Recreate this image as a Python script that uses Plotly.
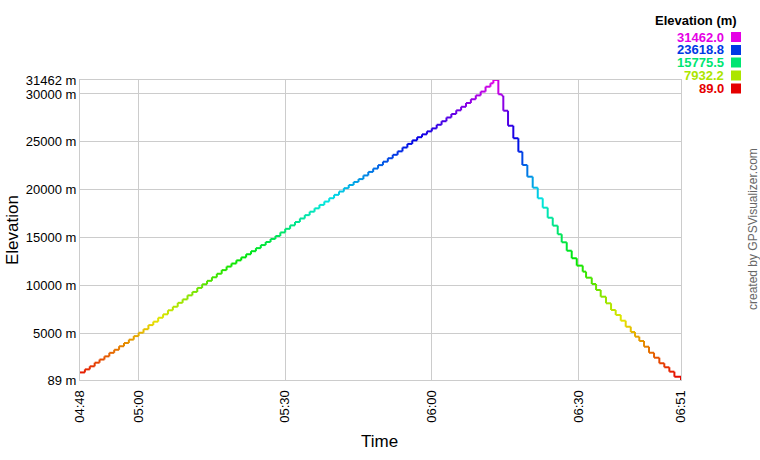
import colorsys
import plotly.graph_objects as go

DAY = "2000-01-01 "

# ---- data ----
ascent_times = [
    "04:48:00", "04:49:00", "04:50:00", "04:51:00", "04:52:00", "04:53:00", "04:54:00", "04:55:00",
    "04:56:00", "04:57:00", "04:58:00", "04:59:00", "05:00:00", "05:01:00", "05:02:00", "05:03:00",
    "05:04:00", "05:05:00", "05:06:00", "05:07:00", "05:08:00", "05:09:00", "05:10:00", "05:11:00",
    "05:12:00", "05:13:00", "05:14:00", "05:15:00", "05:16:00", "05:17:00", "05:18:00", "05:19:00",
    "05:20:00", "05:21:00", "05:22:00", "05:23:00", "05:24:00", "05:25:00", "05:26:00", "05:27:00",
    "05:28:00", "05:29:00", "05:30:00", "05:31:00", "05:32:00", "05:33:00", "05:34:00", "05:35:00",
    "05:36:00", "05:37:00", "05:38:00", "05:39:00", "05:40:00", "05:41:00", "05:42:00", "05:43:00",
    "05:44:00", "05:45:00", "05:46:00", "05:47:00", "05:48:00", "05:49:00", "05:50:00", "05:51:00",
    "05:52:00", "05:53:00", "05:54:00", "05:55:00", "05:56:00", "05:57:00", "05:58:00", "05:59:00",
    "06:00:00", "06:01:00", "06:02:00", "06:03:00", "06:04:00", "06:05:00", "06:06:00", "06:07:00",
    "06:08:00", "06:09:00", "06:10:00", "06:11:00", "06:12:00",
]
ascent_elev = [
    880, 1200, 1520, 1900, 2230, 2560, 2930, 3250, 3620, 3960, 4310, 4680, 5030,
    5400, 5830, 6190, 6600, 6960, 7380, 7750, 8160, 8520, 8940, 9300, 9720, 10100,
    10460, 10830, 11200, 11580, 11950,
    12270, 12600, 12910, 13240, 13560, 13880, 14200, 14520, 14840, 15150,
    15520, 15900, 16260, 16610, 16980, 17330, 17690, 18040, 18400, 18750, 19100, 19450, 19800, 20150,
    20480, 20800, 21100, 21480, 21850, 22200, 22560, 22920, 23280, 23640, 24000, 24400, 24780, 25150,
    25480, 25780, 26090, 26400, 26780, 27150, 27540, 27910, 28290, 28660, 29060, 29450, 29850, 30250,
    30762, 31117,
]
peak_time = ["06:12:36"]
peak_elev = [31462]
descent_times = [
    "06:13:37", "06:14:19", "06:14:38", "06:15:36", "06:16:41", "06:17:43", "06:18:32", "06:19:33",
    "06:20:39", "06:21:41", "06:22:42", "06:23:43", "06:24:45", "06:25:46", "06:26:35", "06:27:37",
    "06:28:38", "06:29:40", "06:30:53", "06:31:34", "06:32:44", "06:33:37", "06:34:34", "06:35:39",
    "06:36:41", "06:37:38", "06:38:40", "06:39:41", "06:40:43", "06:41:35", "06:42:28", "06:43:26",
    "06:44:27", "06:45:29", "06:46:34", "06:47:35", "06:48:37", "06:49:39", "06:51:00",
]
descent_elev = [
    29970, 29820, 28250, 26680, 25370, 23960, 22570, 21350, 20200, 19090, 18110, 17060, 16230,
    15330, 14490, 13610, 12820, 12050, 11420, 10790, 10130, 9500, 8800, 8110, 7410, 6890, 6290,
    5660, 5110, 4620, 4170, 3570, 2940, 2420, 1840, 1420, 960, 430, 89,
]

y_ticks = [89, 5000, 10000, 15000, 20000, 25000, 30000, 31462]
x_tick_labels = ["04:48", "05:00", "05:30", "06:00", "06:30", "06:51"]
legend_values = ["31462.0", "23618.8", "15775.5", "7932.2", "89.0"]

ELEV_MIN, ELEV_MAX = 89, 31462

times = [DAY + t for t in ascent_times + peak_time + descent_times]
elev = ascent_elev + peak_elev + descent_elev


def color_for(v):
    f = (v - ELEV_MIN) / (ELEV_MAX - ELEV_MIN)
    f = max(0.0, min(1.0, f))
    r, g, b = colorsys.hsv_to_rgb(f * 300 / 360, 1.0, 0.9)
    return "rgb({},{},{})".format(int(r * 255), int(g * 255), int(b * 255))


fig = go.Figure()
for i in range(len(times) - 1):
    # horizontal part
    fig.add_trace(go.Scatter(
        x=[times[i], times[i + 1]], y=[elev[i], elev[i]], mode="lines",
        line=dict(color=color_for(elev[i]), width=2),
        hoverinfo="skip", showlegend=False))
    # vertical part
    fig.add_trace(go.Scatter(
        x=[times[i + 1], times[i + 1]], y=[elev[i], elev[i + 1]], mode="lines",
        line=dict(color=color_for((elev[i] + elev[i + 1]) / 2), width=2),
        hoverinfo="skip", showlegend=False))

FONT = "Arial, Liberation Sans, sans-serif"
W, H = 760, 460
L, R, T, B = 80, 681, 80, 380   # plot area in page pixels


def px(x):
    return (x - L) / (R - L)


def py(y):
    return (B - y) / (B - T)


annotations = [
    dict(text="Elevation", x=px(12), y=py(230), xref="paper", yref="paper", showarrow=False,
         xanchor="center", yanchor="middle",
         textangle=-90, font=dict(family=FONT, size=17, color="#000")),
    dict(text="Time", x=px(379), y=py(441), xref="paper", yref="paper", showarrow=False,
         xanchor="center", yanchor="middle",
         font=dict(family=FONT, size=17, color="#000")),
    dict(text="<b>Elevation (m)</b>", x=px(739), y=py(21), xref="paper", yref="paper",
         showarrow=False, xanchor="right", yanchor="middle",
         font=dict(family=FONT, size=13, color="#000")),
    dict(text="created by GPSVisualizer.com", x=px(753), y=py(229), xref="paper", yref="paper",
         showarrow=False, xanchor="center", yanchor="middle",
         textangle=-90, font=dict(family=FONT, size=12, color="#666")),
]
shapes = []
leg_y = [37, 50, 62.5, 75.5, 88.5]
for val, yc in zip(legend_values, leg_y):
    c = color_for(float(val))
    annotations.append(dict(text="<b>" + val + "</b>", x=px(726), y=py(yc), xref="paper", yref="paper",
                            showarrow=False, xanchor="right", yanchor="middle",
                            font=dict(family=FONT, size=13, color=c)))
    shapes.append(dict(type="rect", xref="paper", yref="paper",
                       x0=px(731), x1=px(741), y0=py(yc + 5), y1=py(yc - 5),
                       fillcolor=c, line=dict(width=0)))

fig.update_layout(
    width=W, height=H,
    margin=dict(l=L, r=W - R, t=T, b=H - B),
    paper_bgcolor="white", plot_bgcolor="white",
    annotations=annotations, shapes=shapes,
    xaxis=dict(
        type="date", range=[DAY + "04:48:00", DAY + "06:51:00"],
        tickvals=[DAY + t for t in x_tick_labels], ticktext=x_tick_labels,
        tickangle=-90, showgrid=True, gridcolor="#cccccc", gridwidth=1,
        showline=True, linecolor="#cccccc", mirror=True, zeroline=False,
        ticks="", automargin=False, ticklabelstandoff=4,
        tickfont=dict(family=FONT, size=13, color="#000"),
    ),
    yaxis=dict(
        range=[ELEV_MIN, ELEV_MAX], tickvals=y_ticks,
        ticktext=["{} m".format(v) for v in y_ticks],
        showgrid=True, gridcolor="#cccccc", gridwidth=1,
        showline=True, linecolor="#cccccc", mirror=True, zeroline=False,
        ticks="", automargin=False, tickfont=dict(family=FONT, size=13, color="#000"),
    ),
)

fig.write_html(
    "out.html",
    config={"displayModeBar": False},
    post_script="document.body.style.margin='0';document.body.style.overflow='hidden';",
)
==========
▶ [Task statement]: Your task is to repeat the data above exactly while excluding the pictures.

▶ [Solution for this problem]:
Recreate this image as a Python script that uses Plotly.
import colorsys
import plotly.graph_objects as go

DAY = "2000-01-01 "

# ---- data ----
ascent_times = [
    "04:48:00", "04:49:00", "04:50:00", "04:51:00", "04:52:00", "04:53:00", "04:54:00", "04:55:00",
    "04:56:00", "04:57:00", "04:58:00", "04:59:00", "05:00:00", "05:01:00", "05:02:00", "05:03:00",
    "05:04:00", "05:05:00", "05:06:00", "05:07:00", "05:08:00", "05:09:00", "05:10:00", "05:11:00",
    "05:12:00", "05:13:00", "05:14:00", "05:15:00", "05:16:00", "05:17:00", "05:18:00", "05:19:00",
    "05:20:00", "05:21:00", "05:22:00", "05:23:00", "05:24:00", "05:25:00", "05:26:00", "05:27:00",
    "05:28:00", "05:29:00", "05:30:00", "05:31:00", "05:32:00", "05:33:00", "05:34:00", "05:35:00",
    "05:36:00", "05:37:00", "05:38:00", "05:39:00", "05:40:00", "05:41:00", "05:42:00", "05:43:00",
    "05:44:00", "05:45:00", "05:46:00", "05:47:00", "05:48:00", "05:49:00", "05:50:00", "05:51:00",
    "05:52:00", "05:53:00", "05:54:00", "05:55:00", "05:56:00", "05:57:00", "05:58:00", "05:59:00",
    "06:00:00", "06:01:00", "06:02:00", "06:03:00", "06:04:00", "06:05:00", "06:06:00", "06:07:00",
    "06:08:00", "06:09:00", "06:10:00", "06:11:00", "06:12:00",
]
ascent_elev = [
    880, 1200, 1520, 1900, 2230, 2560, 2930, 3250, 3620, 3960, 4310, 4680, 5030,
    5400, 5830, 6190, 6600, 6960, 7380, 7750, 8160, 8520, 8940, 9300, 9720, 10100,
    10460, 10830, 11200, 11580, 11950,
    12270, 12600, 12910, 13240, 13560, 13880, 14200, 14520, 14840, 15150,
    15520, 15900, 16260, 16610, 16980, 17330, 17690, 18040, 18400, 18750, 19100, 19450, 19800, 20150,
    20480, 20800, 21100, 21480, 21850, 22200, 22560, 22920, 23280, 23640, 24000, 24400, 24780, 25150,
    25480, 25780, 26090, 26400, 26780, 27150, 27540, 27910, 28290, 28660, 29060, 29450, 29850, 30250,
    30762, 31117,
]
peak_time = ["06:12:36"]
peak_elev = [31462]
descent_times = [
    "06:13:37", "06:14:19", "06:14:38", "06:15:36", "06:16:41", "06:17:43", "06:18:32", "06:19:33",
    "06:20:39", "06:21:41", "06:22:42", "06:23:43", "06:24:45", "06:25:46", "06:26:35", "06:27:37",
    "06:28:38", "06:29:40", "06:30:53", "06:31:34", "06:32:44", "06:33:37", "06:34:34", "06:35:39",
    "06:36:41", "06:37:38", "06:38:40", "06:39:41", "06:40:43", "06:41:35", "06:42:28", "06:43:26",
    "06:44:27", "06:45:29", "06:46:34", "06:47:35", "06:48:37", "06:49:39", "06:51:00",
]
descent_elev = [
    29970, 29820, 28250, 26680, 25370, 23960, 22570, 21350, 20200, 19090, 18110, 17060, 16230,
    15330, 14490, 13610, 12820, 12050, 11420, 10790, 10130, 9500, 8800, 8110, 7410, 6890, 6290,
    5660, 5110, 4620, 4170, 3570, 2940, 2420, 1840, 1420, 960, 430, 89,
]

y_ticks = [89, 5000, 10000, 15000, 20000, 25000, 30000, 31462]
x_tick_labels = ["04:48", "05:00", "05:30", "06:00", "06:30", "06:51"]
legend_values = ["31462.0", "23618.8", "15775.5", "7932.2", "89.0"]

ELEV_MIN, ELEV_MAX = 89, 31462

times = [DAY + t for t in ascent_times + peak_time + descent_times]
elev = ascent_elev + peak_elev + descent_elev


def color_for(v):
    f = (v - ELEV_MIN) / (ELEV_MAX - ELEV_MIN)
    f = max(0.0, min(1.0, f))
    r, g, b = colorsys.hsv_to_rgb(f * 300 / 360, 1.0, 0.9)
    return "rgb({},{},{})".format(int(r * 255), int(g * 255), int(b * 255))


fig = go.Figure()
for i in range(len(times) - 1):
    # horizontal part
    fig.add_trace(go.Scatter(
        x=[times[i], times[i + 1]], y=[elev[i], elev[i]], mode="lines",
        line=dict(color=color_for(elev[i]), width=2),
        hoverinfo="skip", showlegend=False))
    # vertical part
    fig.add_trace(go.Scatter(
        x=[times[i + 1], times[i + 1]], y=[elev[i], elev[i + 1]], mode="lines",
        line=dict(color=color_for((elev[i] + elev[i + 1]) / 2), width=2),
        hoverinfo="skip", showlegend=False))

FONT = "Arial, Liberation Sans, sans-serif"
W, H = 760, 460
L, R, T, B = 80, 681, 80, 380   # plot area in page pixels


def px(x):
    return (x - L) / (R - L)


def py(y):
    return (B - y) / (B - T)


annotations = [
    dict(text="Elevation", x=px(12), y=py(230), xref="paper", yref="paper", showarrow=False,
         xanchor="center", yanchor="middle",
         textangle=-90, font=dict(family=FONT, size=17, color="#000")),
    dict(text="Time", x=px(379), y=py(441), xref="paper", yref="paper", showarrow=False,
         xanchor="center", yanchor="middle",
         font=dict(family=FONT, size=17, color="#000")),
    dict(text="<b>Elevation (m)</b>", x=px(739), y=py(21), xref="paper", yref="paper",
         showarrow=False, xanchor="right", yanchor="middle",
         font=dict(family=FONT, size=13, color="#000")),
    dict(text="created by GPSVisualizer.com", x=px(753), y=py(229), xref="paper", yref="paper",
         showarrow=False, xanchor="center", yanchor="middle",
         textangle=-90, font=dict(family=FONT, size=12, color="#666")),
]
shapes = []
leg_y = [37, 50, 62.5, 75.5, 88.5]
for val, yc in zip(legend_values, leg_y):
    c = color_for(float(val))
    annotations.append(dict(text="<b>" + val + "</b>", x=px(726), y=py(yc), xref="paper", yref="paper",
                            showarrow=False, xanchor="right", yanchor="middle",
                            font=dict(family=FONT, size=13, color=c)))
    shapes.append(dict(type="rect", xref="paper", yref="paper",
                       x0=px(731), x1=px(741), y0=py(yc + 5), y1=py(yc - 5),
                       fillcolor=c, line=dict(width=0)))

fig.update_layout(
    width=W, height=H,
    margin=dict(l=L, r=W - R, t=T, b=H - B),
    paper_bgcolor="white", plot_bgcolor="white",
    annotations=annotations, shapes=shapes,
    xaxis=dict(
        type="date", range=[DAY + "04:48:00", DAY + "06:51:00"],
        tickvals=[DAY + t for t in x_tick_labels], ticktext=x_tick_labels,
        tickangle=-90, showgrid=True, gridcolor="#cccccc", gridwidth=1,
        showline=True, linecolor="#cccccc", mirror=True, zeroline=False,
        ticks="", automargin=False, ticklabelstandoff=4,
        tickfont=dict(family=FONT, size=13, color="#000"),
    ),
    yaxis=dict(
        range=[ELEV_MIN, ELEV_MAX], tickvals=y_ticks,
        ticktext=["{} m".format(v) for v in y_ticks],
        showgrid=True, gridcolor="#cccccc", gridwidth=1,
        showline=True, linecolor="#cccccc", mirror=True, zeroline=False,
        ticks="", automargin=False, tickfont=dict(family=FONT, size=13, color="#000"),
    ),
)

fig.write_html(
    "out.html",
    config={"displayModeBar": False},
    post_script="document.body.style.margin='0';document.body.style.overflow='hidden';",
)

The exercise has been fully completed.